Mind-Boggling Returns

If it sounds too good to be true, it probably is.  This is generally a good rule to live by when you invest your money.  If someone or something is promising high returns with no downside, it’s probably a Ponzi scheme or a fraud.  The right course of action would be to run in the opposite direction.

Except if a chap called Jim Simons had come to you in 1988 and asked whether you had wanted to invest in his quant fund.  He would have explained that he knows nothing about businesses or companies, or investing really, but that he is a code breaker for the government and a mathematician.  He would have spoken about his team, who are all quantum physicists and scientists and mathematicians and other academics, and he would have explained that they don’t really know anything about business or investing either.  He would have told you that he would charge you 5% management fees and that he would take 44% of the annual profits of the fund.

If that had happened, then you would have wanted to say yes.  You would have wanted to say YES YES YES.

You would have wanted to say yes because Jim Simons and his Medallion Fund turned out to be the greatest money-making machine in modern history (perhaps in all of history). 

Jim+Simons.jpg

The book ‘The Man Who Solved the Market’ by Greg Zuckerman has just been released. 

The story of this secretive hedge fund has finally been told.

And this is it.  Between 1988 and 2018 The Medallion Fund managed by Renaissance Technologies returned an average of 66% per year, gross of fees, with only one negative year.

Net of his 5% management fee and 44% of profits, the fund returned 39% per year.

Let me try and explain how mind-boggling those returns are.

If you had invested $1,000 in 1988, it would now be worth over $20m (net of all fees paid).  $1,000 to $20m in 30 years.

There is nothing that has ever come close to that.  This performance beats Warren Buffett by 200x

Nick Magguilli shows in this piece that you could have paid a 40% management fee to have your money in the fund and you would still have beaten the S&P 500 over the period by over 25x.

I haven’t read the book yet (it’s on it’s way here), but have listened to several interviews with the author (you can listen here and here and here) and the story is fascinating.

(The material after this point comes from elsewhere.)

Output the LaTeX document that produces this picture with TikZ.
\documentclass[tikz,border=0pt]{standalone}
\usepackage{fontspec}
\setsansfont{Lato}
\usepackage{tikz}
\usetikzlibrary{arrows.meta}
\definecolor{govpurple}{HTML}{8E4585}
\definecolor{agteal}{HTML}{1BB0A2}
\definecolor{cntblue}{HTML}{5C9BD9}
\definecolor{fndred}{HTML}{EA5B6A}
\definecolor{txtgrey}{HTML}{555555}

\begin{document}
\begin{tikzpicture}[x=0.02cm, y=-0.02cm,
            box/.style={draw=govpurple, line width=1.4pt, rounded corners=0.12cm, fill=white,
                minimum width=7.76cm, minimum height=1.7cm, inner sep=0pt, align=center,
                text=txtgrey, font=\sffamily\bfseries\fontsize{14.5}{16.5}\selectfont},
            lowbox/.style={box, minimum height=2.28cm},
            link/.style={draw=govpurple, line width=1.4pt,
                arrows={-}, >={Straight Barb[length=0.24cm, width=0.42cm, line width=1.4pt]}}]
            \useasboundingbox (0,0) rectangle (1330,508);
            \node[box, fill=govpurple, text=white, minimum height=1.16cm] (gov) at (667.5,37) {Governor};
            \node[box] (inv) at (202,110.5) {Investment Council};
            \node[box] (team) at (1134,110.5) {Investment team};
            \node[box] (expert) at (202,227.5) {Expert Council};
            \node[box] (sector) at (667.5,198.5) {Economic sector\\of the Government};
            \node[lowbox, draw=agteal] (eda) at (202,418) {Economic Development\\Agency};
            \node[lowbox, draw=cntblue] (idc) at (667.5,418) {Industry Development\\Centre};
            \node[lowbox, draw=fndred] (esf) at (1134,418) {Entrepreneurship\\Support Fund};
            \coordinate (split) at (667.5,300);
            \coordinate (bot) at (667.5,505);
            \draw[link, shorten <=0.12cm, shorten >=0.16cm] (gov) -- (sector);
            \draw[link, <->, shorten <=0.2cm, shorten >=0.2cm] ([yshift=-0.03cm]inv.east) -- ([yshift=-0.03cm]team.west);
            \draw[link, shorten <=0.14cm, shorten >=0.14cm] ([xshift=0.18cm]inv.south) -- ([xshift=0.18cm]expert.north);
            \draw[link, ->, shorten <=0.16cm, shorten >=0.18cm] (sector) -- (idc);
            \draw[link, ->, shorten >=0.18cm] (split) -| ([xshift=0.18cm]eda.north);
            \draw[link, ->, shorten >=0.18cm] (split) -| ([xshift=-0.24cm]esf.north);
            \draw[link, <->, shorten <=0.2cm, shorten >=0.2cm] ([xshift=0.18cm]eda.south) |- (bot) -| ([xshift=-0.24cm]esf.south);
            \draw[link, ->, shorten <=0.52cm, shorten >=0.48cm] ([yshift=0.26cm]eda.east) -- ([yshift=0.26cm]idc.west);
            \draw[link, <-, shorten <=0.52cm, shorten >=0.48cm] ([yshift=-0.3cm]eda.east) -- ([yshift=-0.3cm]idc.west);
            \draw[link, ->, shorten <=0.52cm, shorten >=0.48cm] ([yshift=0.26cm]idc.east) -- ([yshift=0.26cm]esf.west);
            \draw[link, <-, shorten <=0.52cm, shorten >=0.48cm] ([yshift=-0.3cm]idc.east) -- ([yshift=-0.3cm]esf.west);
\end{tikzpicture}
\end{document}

As Zuckerman says, ‘the very people who figured out the market and conquered the market are pretty much the last people you would have expected because they are people that didn’t know anything about the market.’ Everything about investing is counter-intuitive and here is another great example of that.

Simons and his team figured out how to take advantage of human behaviour.  They looked at hundred of years of data and saw that human behaviour is repetitive and that groups of stocks move in predictable ways in relation to each other, and to the indexes.  What they didn’t do is have some secret sauce that told them when the market would go up or down. 

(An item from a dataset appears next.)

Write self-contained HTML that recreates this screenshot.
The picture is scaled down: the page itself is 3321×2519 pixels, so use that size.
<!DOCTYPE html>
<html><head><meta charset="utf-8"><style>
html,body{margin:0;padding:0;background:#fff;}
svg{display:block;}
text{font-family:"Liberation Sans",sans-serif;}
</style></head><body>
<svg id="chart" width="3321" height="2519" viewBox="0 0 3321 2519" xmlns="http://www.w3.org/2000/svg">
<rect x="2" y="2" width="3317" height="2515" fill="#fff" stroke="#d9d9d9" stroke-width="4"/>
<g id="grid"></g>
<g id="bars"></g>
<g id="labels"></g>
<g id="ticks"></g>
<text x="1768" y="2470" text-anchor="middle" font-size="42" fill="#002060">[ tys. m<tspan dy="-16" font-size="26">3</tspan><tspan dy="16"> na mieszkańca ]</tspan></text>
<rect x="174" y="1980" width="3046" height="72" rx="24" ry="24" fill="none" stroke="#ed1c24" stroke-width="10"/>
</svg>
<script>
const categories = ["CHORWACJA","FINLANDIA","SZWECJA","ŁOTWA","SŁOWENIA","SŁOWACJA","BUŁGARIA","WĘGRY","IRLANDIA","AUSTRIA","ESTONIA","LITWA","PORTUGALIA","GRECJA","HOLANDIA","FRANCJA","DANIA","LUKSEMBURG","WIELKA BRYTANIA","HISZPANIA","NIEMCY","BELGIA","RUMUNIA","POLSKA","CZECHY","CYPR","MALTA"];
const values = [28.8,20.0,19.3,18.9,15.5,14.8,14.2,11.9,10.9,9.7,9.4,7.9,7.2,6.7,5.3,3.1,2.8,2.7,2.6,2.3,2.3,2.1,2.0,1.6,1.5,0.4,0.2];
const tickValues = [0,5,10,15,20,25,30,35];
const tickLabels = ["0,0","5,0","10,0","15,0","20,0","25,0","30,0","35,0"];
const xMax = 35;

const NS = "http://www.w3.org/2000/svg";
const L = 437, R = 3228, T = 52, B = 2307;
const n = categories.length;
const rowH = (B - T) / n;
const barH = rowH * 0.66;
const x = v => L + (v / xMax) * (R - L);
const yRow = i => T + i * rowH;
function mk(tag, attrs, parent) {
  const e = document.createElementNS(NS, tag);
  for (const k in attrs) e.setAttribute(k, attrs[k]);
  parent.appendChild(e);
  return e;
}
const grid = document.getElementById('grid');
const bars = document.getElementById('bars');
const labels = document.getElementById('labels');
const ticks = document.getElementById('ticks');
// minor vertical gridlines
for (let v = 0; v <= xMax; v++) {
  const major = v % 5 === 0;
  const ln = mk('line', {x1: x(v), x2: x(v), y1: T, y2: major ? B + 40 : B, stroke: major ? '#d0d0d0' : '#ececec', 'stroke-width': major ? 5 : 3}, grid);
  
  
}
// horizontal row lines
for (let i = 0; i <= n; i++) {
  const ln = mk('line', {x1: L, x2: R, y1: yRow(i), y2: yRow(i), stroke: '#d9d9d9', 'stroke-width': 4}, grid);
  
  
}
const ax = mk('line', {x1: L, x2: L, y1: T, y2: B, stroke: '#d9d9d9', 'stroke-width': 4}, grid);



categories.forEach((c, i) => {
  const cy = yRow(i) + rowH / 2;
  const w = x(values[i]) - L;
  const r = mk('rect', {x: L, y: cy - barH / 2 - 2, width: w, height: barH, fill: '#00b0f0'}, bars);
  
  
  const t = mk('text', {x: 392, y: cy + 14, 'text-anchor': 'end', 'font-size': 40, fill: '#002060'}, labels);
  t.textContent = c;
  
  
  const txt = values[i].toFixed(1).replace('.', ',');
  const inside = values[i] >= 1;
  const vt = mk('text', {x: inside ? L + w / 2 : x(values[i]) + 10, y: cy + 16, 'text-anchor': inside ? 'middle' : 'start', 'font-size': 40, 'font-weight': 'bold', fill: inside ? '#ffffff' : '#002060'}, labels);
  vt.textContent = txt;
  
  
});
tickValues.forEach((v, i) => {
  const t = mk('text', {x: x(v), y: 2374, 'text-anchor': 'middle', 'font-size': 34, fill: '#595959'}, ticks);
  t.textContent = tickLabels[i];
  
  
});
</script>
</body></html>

One of the researchers at Renaissance said ‘our entire premise was that human actors will react the way humans did in the past and we have learned to take advantage of that.’

My favourite bit of the story is that a man who pulled over $100 billion from the market by taking advantage of human behaviour wasn’t immune from making behavioural mistakes himself.

At the end of 2018 the US stock market fell 20%.  Zuckerman tells how Simons was on holiday with his wife and started to panic.  He called his money manager who told him to hold on.  The market bottomed the next day. 

He’s a guy who made his $23 billion on the scientific approach not on testing ideas and having systematic approach to investing, not on these narratives and nervousness and reacting, all these behavioral mistakes that we all make, he was about to make, too.
— Greg Zuckerman

Whilst us mere mortals will never experience returns like those of Jim Simons (and very few did experience those returns because Simons turfed out most outside money, even that of his family and friends, early on – the fund is almost exclusively run for employees of Renaissance), or anything even close, we can learn that it pays to take out instinct, emotion and intuition from investing.

Our investment process should always be based on data and science.  And if Jim Simons needs a hand to hold when the market falls, then you probably do too.